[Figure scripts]
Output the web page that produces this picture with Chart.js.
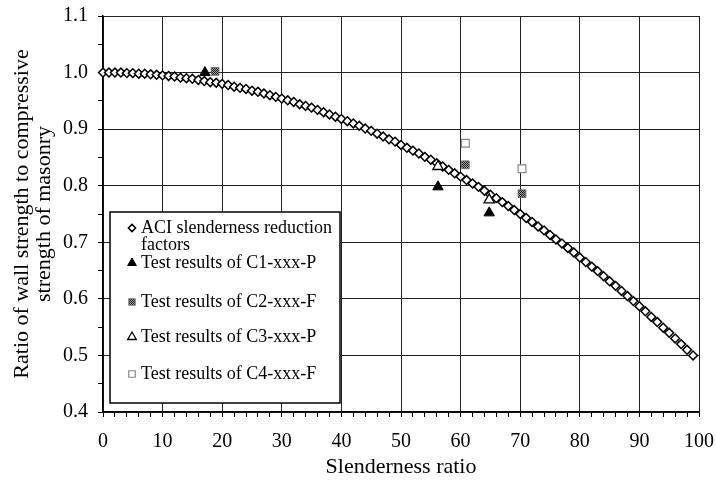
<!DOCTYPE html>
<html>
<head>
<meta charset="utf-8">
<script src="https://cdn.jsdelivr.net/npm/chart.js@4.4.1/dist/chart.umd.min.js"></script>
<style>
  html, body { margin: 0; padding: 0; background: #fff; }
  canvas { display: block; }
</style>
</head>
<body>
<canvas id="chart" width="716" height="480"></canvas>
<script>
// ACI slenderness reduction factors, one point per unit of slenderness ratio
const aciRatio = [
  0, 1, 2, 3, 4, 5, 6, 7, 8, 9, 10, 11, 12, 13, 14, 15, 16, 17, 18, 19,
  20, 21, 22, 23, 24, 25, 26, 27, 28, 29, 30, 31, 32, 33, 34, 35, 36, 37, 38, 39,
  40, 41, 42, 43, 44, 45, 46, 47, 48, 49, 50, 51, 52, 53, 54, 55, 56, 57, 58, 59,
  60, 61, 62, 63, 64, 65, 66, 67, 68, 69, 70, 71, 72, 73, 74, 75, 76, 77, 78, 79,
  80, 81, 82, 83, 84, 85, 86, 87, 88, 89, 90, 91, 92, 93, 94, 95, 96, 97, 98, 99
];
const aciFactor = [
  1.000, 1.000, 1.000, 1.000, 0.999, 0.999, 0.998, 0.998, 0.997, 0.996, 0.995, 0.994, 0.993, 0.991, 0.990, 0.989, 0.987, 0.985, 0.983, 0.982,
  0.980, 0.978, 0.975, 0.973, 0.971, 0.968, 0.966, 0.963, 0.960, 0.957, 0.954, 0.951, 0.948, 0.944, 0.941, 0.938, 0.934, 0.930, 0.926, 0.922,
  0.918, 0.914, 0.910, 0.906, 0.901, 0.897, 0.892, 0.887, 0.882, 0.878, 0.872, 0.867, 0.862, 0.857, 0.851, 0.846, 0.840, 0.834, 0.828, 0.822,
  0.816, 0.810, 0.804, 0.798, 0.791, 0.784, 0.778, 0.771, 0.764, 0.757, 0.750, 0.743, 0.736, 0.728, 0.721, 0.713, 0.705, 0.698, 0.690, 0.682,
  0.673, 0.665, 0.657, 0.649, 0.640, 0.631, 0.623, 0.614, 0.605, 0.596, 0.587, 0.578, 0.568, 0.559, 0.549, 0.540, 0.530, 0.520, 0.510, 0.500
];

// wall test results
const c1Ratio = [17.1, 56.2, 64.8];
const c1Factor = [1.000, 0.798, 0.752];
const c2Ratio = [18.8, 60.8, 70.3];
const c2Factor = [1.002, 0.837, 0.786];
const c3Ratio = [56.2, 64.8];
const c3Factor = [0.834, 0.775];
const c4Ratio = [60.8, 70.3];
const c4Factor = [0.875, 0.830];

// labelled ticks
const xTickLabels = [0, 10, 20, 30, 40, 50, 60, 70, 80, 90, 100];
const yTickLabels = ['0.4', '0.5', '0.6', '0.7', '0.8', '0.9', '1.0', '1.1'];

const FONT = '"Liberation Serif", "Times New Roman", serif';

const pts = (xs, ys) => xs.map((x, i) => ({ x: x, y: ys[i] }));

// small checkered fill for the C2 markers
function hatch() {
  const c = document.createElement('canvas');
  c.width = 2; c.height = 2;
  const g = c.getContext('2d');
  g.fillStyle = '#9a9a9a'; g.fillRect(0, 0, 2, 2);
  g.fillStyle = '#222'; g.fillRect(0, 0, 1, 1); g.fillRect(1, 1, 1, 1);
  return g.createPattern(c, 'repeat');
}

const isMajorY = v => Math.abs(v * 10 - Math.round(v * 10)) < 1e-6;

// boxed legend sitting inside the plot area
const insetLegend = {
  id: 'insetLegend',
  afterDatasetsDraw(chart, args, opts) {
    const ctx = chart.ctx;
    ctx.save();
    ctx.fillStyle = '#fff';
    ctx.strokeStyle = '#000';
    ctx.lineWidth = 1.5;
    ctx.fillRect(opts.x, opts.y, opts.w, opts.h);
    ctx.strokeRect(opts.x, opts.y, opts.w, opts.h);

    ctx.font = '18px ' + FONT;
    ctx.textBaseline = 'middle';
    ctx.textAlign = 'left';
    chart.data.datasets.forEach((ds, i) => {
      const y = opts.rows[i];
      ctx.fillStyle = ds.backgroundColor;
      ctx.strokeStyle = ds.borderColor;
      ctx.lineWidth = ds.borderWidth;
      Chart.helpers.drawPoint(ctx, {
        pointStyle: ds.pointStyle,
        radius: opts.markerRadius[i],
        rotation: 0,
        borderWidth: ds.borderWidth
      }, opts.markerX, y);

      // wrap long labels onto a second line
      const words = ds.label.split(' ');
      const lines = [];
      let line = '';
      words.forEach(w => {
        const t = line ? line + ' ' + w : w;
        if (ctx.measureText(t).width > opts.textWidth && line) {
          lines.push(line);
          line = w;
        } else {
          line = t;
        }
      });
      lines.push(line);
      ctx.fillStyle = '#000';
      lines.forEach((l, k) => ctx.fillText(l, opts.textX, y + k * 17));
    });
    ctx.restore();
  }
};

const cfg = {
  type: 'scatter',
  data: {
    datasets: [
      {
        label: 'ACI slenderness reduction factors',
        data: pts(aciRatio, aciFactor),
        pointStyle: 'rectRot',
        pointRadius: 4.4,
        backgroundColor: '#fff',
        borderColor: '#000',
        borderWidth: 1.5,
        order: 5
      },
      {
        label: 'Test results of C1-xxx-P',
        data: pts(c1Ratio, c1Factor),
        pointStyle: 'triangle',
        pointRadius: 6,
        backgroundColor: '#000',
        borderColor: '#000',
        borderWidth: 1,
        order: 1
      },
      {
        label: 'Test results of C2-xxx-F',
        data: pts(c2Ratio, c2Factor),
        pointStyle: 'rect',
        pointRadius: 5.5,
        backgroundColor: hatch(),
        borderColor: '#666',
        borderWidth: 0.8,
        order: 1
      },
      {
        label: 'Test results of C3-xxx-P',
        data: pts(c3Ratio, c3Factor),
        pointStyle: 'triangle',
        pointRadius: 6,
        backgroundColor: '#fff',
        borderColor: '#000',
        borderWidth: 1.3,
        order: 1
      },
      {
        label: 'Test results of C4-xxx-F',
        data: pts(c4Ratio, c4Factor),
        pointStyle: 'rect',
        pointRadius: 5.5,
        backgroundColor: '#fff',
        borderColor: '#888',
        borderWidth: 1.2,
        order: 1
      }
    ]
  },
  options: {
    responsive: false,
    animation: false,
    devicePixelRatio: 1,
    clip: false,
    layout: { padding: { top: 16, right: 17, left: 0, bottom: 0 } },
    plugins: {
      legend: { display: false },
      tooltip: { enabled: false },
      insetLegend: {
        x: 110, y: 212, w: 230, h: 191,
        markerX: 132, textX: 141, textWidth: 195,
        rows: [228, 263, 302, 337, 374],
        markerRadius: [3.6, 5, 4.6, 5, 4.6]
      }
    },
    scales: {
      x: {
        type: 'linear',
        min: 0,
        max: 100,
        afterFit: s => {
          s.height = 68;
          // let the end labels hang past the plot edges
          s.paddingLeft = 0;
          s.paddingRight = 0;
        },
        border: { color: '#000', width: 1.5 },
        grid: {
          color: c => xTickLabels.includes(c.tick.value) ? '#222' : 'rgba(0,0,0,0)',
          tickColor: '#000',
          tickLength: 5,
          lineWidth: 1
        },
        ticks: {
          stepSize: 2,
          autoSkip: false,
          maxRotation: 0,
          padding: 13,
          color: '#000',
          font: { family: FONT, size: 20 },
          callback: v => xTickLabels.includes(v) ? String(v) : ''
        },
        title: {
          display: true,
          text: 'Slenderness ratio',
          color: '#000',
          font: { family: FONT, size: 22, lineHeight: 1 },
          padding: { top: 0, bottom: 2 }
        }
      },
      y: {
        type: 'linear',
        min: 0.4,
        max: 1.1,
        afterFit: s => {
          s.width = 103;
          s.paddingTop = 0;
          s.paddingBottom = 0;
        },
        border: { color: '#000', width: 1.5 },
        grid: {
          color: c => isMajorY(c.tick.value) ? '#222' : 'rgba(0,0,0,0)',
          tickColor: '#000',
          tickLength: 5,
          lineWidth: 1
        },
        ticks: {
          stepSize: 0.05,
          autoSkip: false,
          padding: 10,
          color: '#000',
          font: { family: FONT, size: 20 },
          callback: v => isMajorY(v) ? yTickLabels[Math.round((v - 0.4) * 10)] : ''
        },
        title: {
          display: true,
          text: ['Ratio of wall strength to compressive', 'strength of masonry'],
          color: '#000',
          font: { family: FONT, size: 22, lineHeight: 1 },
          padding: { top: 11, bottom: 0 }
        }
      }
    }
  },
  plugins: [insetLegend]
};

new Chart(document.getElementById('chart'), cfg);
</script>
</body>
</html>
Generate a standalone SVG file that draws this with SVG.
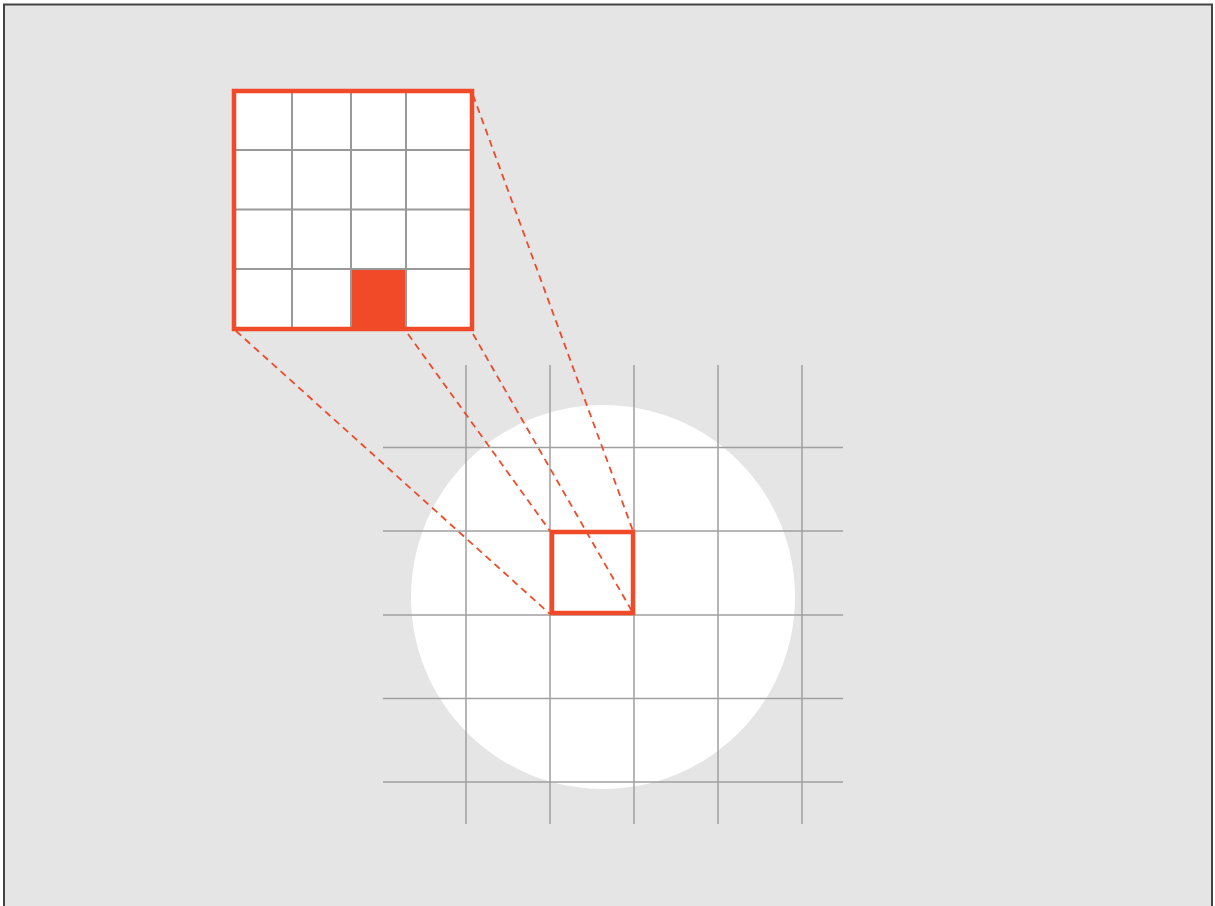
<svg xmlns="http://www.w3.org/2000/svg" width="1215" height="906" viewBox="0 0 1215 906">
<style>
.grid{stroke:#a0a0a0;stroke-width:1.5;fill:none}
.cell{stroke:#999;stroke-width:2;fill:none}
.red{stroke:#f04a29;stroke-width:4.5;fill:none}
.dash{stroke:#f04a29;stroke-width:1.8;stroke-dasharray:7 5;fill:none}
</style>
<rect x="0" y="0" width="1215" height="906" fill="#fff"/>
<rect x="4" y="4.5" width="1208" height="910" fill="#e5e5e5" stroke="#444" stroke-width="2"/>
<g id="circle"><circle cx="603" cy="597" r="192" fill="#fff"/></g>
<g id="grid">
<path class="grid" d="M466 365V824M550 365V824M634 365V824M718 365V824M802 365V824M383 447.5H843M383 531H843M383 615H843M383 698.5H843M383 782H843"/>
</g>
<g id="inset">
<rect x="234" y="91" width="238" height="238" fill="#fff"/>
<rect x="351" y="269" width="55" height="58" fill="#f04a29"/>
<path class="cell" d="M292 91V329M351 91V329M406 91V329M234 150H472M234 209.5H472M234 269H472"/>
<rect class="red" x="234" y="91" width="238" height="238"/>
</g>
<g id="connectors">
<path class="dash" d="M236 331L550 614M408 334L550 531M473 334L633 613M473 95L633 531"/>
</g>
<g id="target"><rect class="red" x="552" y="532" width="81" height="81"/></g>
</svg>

* What the task asks *
Your task is to reproduce exactly the lines from the start of the data above through the line containing "['0.4', '0.5', '0.6', '0.7', '0.8', '0.9', '1.0', '1.1'];", leaving every picture out.

* Exercise answer *
Output the web page that produces this picture with Chart.js.
<!DOCTYPE html>
<html>
<head>
<meta charset="utf-8">
<script src="https://cdn.jsdelivr.net/npm/chart.js@4.4.1/dist/chart.umd.min.js"></script>
<style>
  html, body { margin: 0; padding: 0; background: #fff; }
  canvas { display: block; }
</style>
</head>
<body>
<canvas id="chart" width="716" height="480"></canvas>
<script>
// ACI slenderness reduction factors, one point per unit of slenderness ratio
const aciRatio = [
  0, 1, 2, 3, 4, 5, 6, 7, 8, 9, 10, 11, 12, 13, 14, 15, 16, 17, 18, 19,
  20, 21, 22, 23, 24, 25, 26, 27, 28, 29, 30, 31, 32, 33, 34, 35, 36, 37, 38, 39,
  40, 41, 42, 43, 44, 45, 46, 47, 48, 49, 50, 51, 52, 53, 54, 55, 56, 57, 58, 59,
  60, 61, 62, 63, 64, 65, 66, 67, 68, 69, 70, 71, 72, 73, 74, 75, 76, 77, 78, 79,
  80, 81, 82, 83, 84, 85, 86, 87, 88, 89, 90, 91, 92, 93, 94, 95, 96, 97, 98, 99
];
const aciFactor = [
  1.000, 1.000, 1.000, 1.000, 0.999, 0.999, 0.998, 0.998, 0.997, 0.996, 0.995, 0.994, 0.993, 0.991, 0.990, 0.989, 0.987, 0.985, 0.983, 0.982,
  0.980, 0.978, 0.975, 0.973, 0.971, 0.968, 0.966, 0.963, 0.960, 0.957, 0.954, 0.951, 0.948, 0.944, 0.941, 0.938, 0.934, 0.930, 0.926, 0.922,
  0.918, 0.914, 0.910, 0.906, 0.901, 0.897, 0.892, 0.887, 0.882, 0.878, 0.872, 0.867, 0.862, 0.857, 0.851, 0.846, 0.840, 0.834, 0.828, 0.822,
  0.816, 0.810, 0.804, 0.798, 0.791, 0.784, 0.778, 0.771, 0.764, 0.757, 0.750, 0.743, 0.736, 0.728, 0.721, 0.713, 0.705, 0.698, 0.690, 0.682,
  0.673, 0.665, 0.657, 0.649, 0.640, 0.631, 0.623, 0.614, 0.605, 0.596, 0.587, 0.578, 0.568, 0.559, 0.549, 0.540, 0.530, 0.520, 0.510, 0.500
];

// wall test results
const c1Ratio = [17.1, 56.2, 64.8];
const c1Factor = [1.000, 0.798, 0.752];
const c2Ratio = [18.8, 60.8, 70.3];
const c2Factor = [1.002, 0.837, 0.786];
const c3Ratio = [56.2, 64.8];
const c3Factor = [0.834, 0.775];
const c4Ratio = [60.8, 70.3];
const c4Factor = [0.875, 0.830];

// labelled ticks
const xTickLabels = [0, 10, 20, 30, 40, 50, 60, 70, 80, 90, 100];
const yTickLabels = ['0.4', '0.5', '0.6', '0.7', '0.8', '0.9', '1.0', '1.1'];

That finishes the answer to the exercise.